On 01/10/2012 04:04 PM, Jan-Erik Lange wrote:
Hello, I have a question about basics of the synchronization of shared memory with mutexes. The situation: The Sender is a RT task (primary domain) and the recipient is a non-RT task (usually in the secondary domain). Namely, the receiver is used to interact with a Web server. He calls to syscalls and stuff and because of that he's usually in the secondary mode. Suppose the sender has written something to the shared memory: He uses mutex for synchronization, so he calls the rt_mutex_release() function. The receiver will now get time to work from the scheduler. He calls rt_mutex_acquire() function to lock the shared memory. Then a context switch occurs from the secondary mode in the primary mode. He has now the resource for himself. Now the scheduler lets sender-task to work and it wants to write something. So it calls rt_mutex_acquire() function. And now comes my question: Provides rt_mutex_acquire() a mechanism to signal the cheduler to immediately continue with the recipient-task? If so, how does the rt_mutex_acquire() function tells the scheduler that?

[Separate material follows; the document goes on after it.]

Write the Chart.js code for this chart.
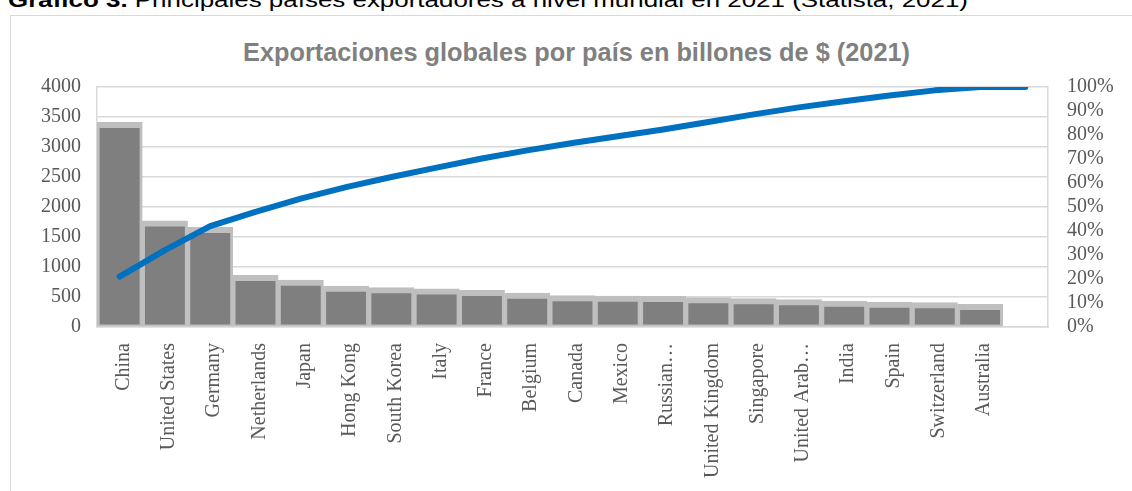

There are two tasks controlled by the same (Xenomai) scheduler. One is trying to grab a mutex the other one holds, so it is put to sleep on that mutex. The scheduler will simply switch to the next ready-to-run task since the sender task cannot run anymore, and that next task may be the receiver task. There is no special signaling magic required.
I came out because I in the documention I read the term "Rescheduling: always".
The documentation for rt_mutex_acquire is "Rescheduling: always unless the request is immediately satisfied or
timeout specifies a non-blocking operation.".